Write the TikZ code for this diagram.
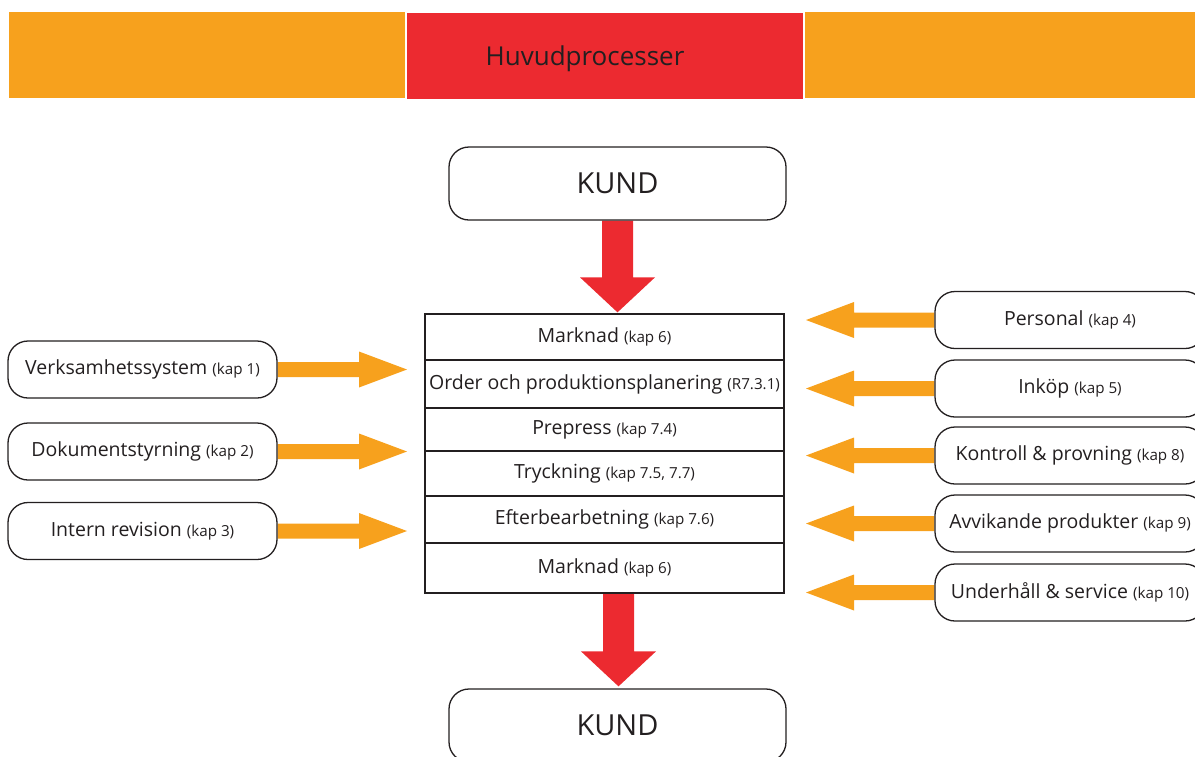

____

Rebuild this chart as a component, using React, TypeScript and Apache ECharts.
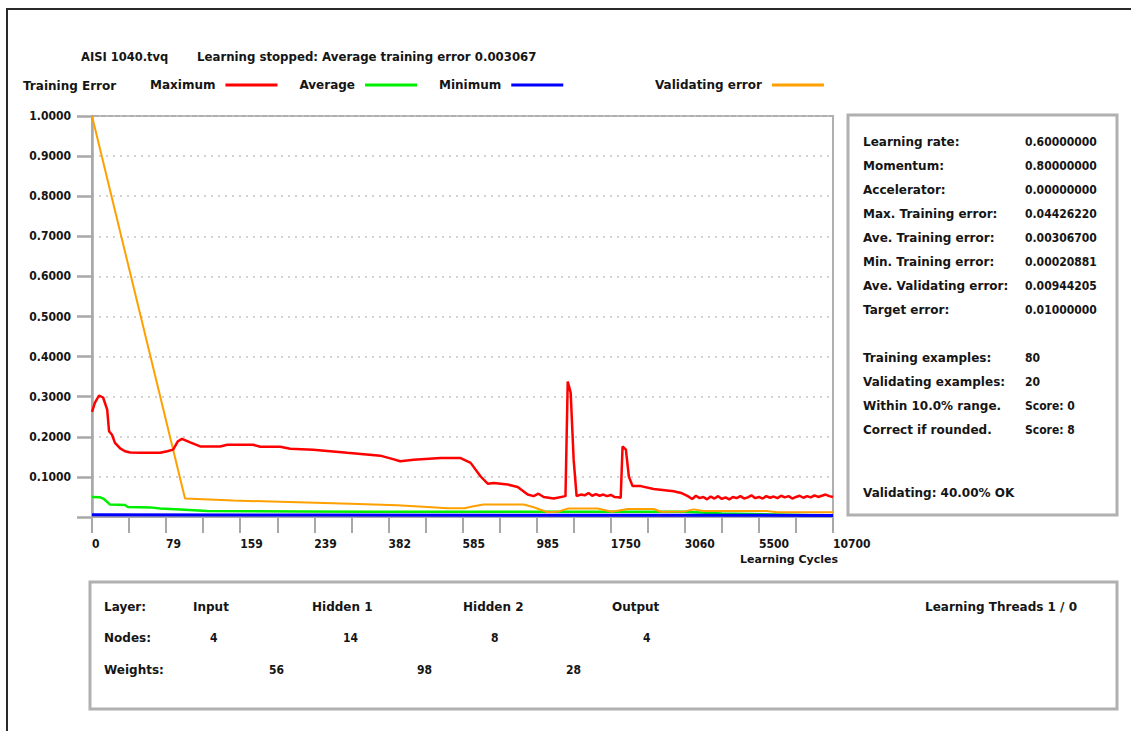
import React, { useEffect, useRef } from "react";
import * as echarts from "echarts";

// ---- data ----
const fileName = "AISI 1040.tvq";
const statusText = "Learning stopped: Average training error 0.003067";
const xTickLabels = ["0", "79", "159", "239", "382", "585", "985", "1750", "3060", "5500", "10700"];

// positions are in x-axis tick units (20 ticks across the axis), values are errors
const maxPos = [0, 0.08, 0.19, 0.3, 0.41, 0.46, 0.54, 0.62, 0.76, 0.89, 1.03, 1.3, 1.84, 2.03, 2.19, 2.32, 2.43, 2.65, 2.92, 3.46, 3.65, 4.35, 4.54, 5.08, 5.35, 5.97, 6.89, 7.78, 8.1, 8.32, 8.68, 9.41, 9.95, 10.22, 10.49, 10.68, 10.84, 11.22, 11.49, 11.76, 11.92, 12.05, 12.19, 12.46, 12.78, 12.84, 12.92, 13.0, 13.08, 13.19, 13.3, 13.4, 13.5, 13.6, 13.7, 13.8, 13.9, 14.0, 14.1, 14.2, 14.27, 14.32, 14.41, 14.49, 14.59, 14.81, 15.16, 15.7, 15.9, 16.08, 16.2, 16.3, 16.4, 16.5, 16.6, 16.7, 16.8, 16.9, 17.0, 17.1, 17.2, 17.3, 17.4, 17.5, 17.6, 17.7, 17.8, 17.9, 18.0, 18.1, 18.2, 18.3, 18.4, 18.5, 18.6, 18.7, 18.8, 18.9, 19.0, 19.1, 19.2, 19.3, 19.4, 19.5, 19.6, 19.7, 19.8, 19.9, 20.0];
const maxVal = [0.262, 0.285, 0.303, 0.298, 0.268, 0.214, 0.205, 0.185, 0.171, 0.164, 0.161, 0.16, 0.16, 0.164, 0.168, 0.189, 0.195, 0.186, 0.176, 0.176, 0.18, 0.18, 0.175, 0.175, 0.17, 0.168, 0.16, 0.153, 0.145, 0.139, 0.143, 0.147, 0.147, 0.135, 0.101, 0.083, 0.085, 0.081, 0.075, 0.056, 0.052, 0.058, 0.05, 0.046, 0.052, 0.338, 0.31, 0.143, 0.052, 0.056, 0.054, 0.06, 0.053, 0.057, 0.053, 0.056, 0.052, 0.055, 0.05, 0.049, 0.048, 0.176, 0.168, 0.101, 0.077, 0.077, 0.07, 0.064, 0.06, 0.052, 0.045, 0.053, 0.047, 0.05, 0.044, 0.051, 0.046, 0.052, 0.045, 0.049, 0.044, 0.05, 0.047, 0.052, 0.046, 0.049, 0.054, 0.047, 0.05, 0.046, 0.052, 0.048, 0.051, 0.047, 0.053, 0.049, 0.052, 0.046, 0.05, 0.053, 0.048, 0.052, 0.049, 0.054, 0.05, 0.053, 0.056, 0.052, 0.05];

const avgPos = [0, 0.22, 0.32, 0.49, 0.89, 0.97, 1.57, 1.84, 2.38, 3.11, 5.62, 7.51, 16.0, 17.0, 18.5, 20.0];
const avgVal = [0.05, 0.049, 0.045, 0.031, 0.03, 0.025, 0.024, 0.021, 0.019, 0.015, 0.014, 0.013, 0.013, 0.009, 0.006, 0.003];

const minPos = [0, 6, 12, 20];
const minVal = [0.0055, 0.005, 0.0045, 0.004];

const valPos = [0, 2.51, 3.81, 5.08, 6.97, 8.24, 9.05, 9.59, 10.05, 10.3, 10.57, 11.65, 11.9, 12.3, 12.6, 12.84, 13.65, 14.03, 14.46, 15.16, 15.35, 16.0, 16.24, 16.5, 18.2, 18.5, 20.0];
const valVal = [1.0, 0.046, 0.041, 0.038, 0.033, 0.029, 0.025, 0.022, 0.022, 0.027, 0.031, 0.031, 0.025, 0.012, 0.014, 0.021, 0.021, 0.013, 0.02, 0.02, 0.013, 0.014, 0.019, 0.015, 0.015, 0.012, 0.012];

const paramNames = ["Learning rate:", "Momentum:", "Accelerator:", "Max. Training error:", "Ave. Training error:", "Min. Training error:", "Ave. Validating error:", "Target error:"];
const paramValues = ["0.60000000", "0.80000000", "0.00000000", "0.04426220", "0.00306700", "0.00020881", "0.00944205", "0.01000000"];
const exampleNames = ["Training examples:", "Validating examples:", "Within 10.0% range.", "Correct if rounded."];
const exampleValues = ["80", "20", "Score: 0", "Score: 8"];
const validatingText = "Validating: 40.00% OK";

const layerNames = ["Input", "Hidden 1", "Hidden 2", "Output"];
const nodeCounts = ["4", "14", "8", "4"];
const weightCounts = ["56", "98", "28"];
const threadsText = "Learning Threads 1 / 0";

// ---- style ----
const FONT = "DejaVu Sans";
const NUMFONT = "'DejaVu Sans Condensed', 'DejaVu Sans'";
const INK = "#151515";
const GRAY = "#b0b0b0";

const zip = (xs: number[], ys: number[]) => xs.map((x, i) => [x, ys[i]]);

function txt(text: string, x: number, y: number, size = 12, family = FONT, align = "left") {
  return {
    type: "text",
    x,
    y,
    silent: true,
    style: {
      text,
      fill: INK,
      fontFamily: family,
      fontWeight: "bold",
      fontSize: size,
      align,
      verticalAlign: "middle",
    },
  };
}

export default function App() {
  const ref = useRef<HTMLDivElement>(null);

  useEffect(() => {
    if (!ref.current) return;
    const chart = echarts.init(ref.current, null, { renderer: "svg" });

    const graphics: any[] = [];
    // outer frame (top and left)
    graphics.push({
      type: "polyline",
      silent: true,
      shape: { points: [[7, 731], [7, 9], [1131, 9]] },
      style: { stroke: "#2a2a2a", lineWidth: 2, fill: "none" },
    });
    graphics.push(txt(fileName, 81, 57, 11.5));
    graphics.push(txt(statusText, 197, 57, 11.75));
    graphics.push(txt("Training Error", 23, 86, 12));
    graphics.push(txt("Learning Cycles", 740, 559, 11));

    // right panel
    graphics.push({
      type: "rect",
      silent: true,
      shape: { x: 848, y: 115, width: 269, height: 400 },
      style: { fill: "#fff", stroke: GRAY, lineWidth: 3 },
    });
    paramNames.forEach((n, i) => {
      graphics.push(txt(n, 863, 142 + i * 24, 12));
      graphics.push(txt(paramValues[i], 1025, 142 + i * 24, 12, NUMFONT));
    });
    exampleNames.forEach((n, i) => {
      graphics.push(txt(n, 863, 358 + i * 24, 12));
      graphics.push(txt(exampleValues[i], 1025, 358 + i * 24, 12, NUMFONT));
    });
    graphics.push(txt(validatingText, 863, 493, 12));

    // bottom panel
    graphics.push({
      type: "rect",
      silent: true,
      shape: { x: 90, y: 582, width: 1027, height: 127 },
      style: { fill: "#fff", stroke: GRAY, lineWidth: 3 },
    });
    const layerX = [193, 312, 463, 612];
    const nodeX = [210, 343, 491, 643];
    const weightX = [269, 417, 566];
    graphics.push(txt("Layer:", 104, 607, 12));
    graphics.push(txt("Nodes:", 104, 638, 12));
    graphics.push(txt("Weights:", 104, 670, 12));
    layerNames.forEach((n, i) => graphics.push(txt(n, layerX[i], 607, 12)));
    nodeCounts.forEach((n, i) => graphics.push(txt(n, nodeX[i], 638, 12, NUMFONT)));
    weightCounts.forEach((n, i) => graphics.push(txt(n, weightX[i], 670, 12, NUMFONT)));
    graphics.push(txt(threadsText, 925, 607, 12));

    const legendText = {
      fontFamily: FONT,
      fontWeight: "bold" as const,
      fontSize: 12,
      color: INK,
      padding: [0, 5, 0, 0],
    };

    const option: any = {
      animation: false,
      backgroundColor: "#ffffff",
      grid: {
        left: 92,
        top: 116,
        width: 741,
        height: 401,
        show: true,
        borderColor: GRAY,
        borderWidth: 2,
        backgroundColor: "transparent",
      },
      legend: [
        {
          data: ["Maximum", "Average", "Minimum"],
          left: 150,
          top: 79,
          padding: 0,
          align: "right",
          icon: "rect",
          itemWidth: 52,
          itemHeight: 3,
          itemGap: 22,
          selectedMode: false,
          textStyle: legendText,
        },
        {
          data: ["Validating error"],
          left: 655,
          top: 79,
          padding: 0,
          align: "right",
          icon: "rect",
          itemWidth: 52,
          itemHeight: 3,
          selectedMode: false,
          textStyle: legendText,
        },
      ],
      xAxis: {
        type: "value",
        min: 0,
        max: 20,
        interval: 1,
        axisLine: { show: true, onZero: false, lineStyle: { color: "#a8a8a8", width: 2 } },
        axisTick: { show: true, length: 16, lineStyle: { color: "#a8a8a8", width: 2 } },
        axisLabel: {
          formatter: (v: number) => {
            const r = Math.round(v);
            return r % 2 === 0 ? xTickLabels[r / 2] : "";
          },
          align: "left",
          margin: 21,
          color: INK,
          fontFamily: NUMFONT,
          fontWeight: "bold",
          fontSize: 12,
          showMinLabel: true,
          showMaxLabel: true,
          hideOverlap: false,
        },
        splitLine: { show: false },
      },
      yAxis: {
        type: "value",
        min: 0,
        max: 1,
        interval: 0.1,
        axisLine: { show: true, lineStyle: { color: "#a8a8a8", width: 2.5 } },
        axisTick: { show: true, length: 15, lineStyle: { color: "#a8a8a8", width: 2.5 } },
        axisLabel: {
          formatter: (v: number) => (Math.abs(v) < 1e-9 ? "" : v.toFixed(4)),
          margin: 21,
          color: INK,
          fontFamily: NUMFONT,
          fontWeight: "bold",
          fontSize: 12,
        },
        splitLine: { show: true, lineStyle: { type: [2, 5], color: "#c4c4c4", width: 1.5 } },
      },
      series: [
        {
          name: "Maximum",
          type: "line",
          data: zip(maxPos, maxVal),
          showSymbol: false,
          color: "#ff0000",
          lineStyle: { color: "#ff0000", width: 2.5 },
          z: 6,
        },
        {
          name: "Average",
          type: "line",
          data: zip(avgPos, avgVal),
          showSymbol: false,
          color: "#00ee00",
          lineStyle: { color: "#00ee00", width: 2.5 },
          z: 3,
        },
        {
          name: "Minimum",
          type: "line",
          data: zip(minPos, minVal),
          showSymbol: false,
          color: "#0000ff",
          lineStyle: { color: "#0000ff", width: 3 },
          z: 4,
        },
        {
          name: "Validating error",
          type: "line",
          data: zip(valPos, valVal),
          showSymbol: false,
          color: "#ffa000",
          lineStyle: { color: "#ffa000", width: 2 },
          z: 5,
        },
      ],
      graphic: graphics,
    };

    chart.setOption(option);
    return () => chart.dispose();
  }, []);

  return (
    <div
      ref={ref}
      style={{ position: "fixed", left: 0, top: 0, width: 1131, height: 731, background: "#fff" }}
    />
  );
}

____

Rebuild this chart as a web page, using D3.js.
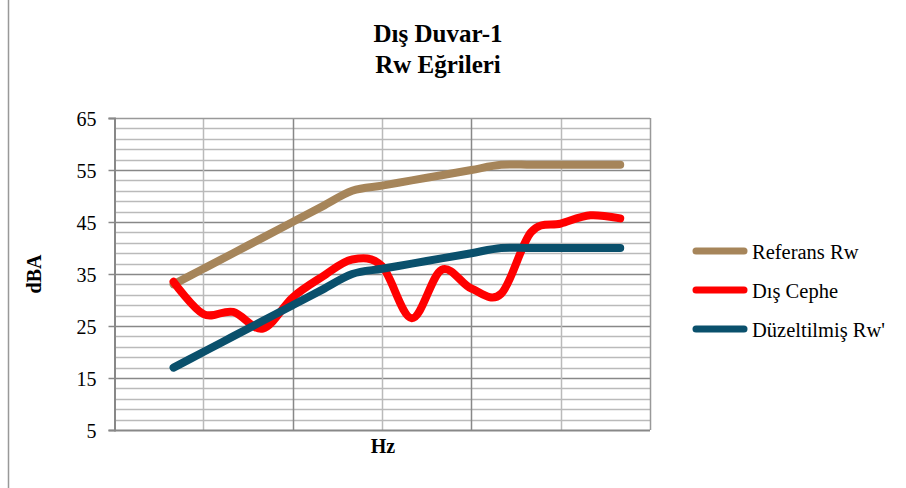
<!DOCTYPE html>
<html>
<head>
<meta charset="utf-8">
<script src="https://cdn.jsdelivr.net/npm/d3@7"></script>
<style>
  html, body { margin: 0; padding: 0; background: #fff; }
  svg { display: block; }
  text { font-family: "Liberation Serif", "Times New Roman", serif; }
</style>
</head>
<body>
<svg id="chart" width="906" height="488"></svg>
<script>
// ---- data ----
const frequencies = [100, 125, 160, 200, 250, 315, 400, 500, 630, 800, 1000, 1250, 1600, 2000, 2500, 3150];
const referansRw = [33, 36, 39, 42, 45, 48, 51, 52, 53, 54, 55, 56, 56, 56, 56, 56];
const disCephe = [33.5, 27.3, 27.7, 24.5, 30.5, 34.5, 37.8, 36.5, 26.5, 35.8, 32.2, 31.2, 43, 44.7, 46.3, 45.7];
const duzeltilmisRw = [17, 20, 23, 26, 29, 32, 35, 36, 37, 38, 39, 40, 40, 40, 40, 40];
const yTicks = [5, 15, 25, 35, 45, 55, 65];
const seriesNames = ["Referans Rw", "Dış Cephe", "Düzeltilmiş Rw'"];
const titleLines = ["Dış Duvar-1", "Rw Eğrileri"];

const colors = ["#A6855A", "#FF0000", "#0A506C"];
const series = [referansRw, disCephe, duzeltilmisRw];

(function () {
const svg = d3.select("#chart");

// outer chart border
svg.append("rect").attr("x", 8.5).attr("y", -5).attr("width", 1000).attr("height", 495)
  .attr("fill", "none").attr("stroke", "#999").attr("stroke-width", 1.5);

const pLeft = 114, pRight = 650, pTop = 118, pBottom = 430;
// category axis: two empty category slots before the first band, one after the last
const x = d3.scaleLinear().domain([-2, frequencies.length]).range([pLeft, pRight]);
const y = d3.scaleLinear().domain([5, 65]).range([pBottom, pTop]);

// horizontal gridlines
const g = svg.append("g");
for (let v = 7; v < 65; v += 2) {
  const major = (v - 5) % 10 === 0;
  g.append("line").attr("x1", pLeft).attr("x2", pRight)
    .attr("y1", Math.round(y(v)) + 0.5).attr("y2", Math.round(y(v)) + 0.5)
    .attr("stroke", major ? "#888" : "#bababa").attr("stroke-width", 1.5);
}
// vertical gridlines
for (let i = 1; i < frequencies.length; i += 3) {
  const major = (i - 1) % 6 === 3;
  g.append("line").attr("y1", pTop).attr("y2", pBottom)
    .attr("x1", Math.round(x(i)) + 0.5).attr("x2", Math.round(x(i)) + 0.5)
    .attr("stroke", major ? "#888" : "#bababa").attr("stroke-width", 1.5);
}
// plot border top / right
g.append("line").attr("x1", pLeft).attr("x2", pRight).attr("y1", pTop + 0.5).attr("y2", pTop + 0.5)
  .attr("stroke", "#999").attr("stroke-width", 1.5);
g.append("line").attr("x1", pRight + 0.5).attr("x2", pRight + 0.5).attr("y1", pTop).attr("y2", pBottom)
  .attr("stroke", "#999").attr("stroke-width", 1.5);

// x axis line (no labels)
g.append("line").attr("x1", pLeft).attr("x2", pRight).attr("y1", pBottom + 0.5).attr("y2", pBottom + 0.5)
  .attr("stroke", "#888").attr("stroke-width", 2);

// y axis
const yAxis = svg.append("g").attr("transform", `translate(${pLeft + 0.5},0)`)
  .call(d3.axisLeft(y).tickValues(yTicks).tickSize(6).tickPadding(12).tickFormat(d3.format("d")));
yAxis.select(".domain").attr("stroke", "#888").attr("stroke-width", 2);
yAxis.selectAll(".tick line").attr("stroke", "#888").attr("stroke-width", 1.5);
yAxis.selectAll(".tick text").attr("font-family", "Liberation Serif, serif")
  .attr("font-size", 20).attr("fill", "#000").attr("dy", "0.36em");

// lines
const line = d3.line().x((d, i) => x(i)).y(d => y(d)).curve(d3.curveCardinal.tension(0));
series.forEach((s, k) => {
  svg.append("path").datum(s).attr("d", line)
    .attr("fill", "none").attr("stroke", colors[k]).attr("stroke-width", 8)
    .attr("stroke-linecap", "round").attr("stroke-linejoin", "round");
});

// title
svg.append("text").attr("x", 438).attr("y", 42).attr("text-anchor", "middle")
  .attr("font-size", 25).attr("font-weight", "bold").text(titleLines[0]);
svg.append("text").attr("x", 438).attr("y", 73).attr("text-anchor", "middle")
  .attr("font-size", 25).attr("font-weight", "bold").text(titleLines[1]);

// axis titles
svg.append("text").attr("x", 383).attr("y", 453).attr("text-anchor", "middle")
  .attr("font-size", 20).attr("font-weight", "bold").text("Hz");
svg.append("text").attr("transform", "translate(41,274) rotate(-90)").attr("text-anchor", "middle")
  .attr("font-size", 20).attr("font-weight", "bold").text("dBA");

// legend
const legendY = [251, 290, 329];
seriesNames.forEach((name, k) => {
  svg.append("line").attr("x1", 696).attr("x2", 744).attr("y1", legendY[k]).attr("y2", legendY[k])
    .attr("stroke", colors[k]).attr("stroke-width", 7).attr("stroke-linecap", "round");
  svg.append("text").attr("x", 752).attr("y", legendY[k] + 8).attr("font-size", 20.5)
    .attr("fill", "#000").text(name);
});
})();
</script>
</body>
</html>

____

■ **Required task**: Any pictures should be left out. Reproduce every line from the one holding "Rebuild this chart as a web" down to the one holding "d3.scaleLinear().domain([5, 65]).range([pBottom, pTop]);", both of those lines included.

■ **Response for this exercise**:
Rebuild this chart as a web page, using D3.js.
<!DOCTYPE html>
<html>
<head>
<meta charset="utf-8">
<script src="https://cdn.jsdelivr.net/npm/d3@7"></script>
<style>
  html, body { margin: 0; padding: 0; background: #fff; }
  svg { display: block; }
  text { font-family: "Liberation Serif", "Times New Roman", serif; }
</style>
</head>
<body>
<svg id="chart" width="906" height="488"></svg>
<script>
// ---- data ----
const frequencies = [100, 125, 160, 200, 250, 315, 400, 500, 630, 800, 1000, 1250, 1600, 2000, 2500, 3150];
const referansRw = [33, 36, 39, 42, 45, 48, 51, 52, 53, 54, 55, 56, 56, 56, 56, 56];
const disCephe = [33.5, 27.3, 27.7, 24.5, 30.5, 34.5, 37.8, 36.5, 26.5, 35.8, 32.2, 31.2, 43, 44.7, 46.3, 45.7];
const duzeltilmisRw = [17, 20, 23, 26, 29, 32, 35, 36, 37, 38, 39, 40, 40, 40, 40, 40];
const yTicks = [5, 15, 25, 35, 45, 55, 65];
const seriesNames = ["Referans Rw", "Dış Cephe", "Düzeltilmiş Rw'"];
const titleLines = ["Dış Duvar-1", "Rw Eğrileri"];

const colors = ["#A6855A", "#FF0000", "#0A506C"];
const series = [referansRw, disCephe, duzeltilmisRw];

(function () {
const svg = d3.select("#chart");

// outer chart border
svg.append("rect").attr("x", 8.5).attr("y", -5).attr("width", 1000).attr("height", 495)
  .attr("fill", "none").attr("stroke", "#999").attr("stroke-width", 1.5);

const pLeft = 114, pRight = 650, pTop = 118, pBottom = 430;
// category axis: two empty category slots before the first band, one after the last
const x = d3.scaleLinear().domain([-2, frequencies.length]).range([pLeft, pRight]);
const y = d3.scaleLinear().domain([5, 65]).range([pBottom, pTop]);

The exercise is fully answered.